## INSTRUCTIONS TO FOLLOW
An exact copy of all the data is required, with pictures left out.
begin
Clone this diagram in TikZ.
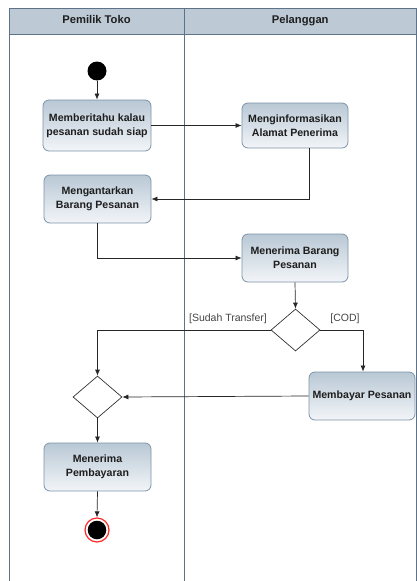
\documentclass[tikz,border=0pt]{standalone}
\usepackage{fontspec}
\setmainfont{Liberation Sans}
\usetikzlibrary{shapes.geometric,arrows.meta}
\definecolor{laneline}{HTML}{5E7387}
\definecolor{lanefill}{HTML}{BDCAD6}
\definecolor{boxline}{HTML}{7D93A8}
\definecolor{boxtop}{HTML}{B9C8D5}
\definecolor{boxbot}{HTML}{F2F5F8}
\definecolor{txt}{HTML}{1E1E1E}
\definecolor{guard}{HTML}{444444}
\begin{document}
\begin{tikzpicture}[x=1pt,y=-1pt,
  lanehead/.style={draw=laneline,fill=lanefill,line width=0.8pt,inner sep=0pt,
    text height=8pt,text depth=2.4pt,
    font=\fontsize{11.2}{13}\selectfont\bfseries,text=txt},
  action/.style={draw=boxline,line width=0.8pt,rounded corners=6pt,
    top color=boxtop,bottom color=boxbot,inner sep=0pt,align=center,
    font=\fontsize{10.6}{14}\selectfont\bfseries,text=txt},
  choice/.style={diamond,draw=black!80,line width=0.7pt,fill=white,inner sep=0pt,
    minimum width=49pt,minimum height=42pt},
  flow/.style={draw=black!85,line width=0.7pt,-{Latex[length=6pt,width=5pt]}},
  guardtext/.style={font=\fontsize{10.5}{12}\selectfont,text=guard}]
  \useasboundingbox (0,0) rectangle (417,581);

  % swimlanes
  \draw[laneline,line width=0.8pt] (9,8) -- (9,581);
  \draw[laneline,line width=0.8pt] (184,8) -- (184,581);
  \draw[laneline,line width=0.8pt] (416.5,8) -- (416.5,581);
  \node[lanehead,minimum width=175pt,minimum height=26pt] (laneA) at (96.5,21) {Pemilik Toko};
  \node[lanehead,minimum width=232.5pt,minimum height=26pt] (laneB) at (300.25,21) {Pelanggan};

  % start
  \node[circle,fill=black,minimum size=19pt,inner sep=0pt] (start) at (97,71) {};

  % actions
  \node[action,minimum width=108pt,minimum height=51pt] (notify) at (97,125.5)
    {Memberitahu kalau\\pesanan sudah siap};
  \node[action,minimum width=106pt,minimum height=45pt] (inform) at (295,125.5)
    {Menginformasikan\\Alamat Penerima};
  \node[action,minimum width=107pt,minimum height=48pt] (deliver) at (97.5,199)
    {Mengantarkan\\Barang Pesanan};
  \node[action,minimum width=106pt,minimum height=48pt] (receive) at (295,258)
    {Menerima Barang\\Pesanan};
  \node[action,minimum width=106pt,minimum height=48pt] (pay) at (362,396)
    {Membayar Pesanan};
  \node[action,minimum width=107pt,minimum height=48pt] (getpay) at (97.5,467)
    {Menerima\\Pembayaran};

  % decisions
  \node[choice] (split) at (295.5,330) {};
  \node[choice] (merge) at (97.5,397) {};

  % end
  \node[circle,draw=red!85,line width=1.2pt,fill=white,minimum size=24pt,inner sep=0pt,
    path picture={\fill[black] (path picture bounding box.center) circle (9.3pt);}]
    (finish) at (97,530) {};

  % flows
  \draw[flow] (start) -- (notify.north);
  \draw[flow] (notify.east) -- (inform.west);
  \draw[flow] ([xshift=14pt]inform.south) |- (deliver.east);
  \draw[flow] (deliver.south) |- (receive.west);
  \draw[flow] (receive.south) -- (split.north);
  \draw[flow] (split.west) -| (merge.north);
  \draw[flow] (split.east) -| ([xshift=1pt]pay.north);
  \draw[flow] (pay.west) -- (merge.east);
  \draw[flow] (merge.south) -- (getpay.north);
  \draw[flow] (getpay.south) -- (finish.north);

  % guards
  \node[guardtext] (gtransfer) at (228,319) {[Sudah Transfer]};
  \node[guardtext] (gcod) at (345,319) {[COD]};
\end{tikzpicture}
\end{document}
end
## CORRECT RESULT
Clone this diagram in TikZ.
\documentclass[tikz,border=0pt]{standalone}
\usepackage{fontspec}
\setmainfont{Liberation Sans}
\usetikzlibrary{shapes.geometric,arrows.meta}
\definecolor{laneline}{HTML}{5E7387}
\definecolor{lanefill}{HTML}{BDCAD6}
\definecolor{boxline}{HTML}{7D93A8}
\definecolor{boxtop}{HTML}{B9C8D5}
\definecolor{boxbot}{HTML}{F2F5F8}
\definecolor{txt}{HTML}{1E1E1E}
\definecolor{guard}{HTML}{444444}
\begin{document}
\begin{tikzpicture}[x=1pt,y=-1pt,
  lanehead/.style={draw=laneline,fill=lanefill,line width=0.8pt,inner sep=0pt,
    text height=8pt,text depth=2.4pt,
    font=\fontsize{11.2}{13}\selectfont\bfseries,text=txt},
  action/.style={draw=boxline,line width=0.8pt,rounded corners=6pt,
    top color=boxtop,bottom color=boxbot,inner sep=0pt,align=center,
    font=\fontsize{10.6}{14}\selectfont\bfseries,text=txt},
  choice/.style={diamond,draw=black!80,line width=0.7pt,fill=white,inner sep=0pt,
    minimum width=49pt,minimum height=42pt},
  flow/.style={draw=black!85,line width=0.7pt,-{Latex[length=6pt,width=5pt]}},
  guardtext/.style={font=\fontsize{10.5}{12}\selectfont,text=guard}]
  \useasboundingbox (0,0) rectangle (417,581);

  % swimlanes
  \draw[laneline,line width=0.8pt] (9,8) -- (9,581);
  \draw[laneline,line width=0.8pt] (184,8) -- (184,581);
  \draw[laneline,line width=0.8pt] (416.5,8) -- (416.5,581);
  \node[lanehead,minimum width=175pt,minimum height=26pt] (laneA) at (96.5,21) {Pemilik Toko};
  \node[lanehead,minimum width=232.5pt,minimum height=26pt] (laneB) at (300.25,21) {Pelanggan};

  % start
  \node[circle,fill=black,minimum size=19pt,inner sep=0pt] (start) at (97,71) {};

  % actions
  \node[action,minimum width=108pt,minimum height=51pt] (notify) at (97,125.5)
    {Memberitahu kalau\\pesanan sudah siap};
  \node[action,minimum width=106pt,minimum height=45pt] (inform) at (295,125.5)
    {Menginformasikan\\Alamat Penerima};
  \node[action,minimum width=107pt,minimum height=48pt] (deliver) at (97.5,199)
    {Mengantarkan\\Barang Pesanan};
  \node[action,minimum width=106pt,minimum height=48pt] (receive) at (295,258)
    {Menerima Barang\\Pesanan};
  \node[action,minimum width=106pt,minimum height=48pt] (pay) at (362,396)
    {Membayar Pesanan};
  \node[action,minimum width=107pt,minimum height=48pt] (getpay) at (97.5,467)
    {Menerima\\Pembayaran};

  % decisions
  \node[choice] (split) at (295.5,330) {};
  \node[choice] (merge) at (97.5,397) {};

  % end
  \node[circle,draw=red!85,line width=1.2pt,fill=white,minimum size=24pt,inner sep=0pt,
    path picture={\fill[black] (path picture bounding box.center) circle (9.3pt);}]
    (finish) at (97,530) {};

  % flows
  \draw[flow] (start) -- (notify.north);
  \draw[flow] (notify.east) -- (inform.west);
  \draw[flow] ([xshift=14pt]inform.south) |- (deliver.east);
  \draw[flow] (deliver.south) |- (receive.west);
  \draw[flow] (receive.south) -- (split.north);
  \draw[flow] (split.west) -| (merge.north);
  \draw[flow] (split.east) -| ([xshift=1pt]pay.north);
  \draw[flow] (pay.west) -- (merge.east);
  \draw[flow] (merge.south) -- (getpay.north);
  \draw[flow] (getpay.south) -- (finish.north);

  % guards
  \node[guardtext] (gtransfer) at (228,319) {[Sudah Transfer]};
  \node[guardtext] (gcod) at (345,319) {[COD]};
\end{tikzpicture}
\end{document}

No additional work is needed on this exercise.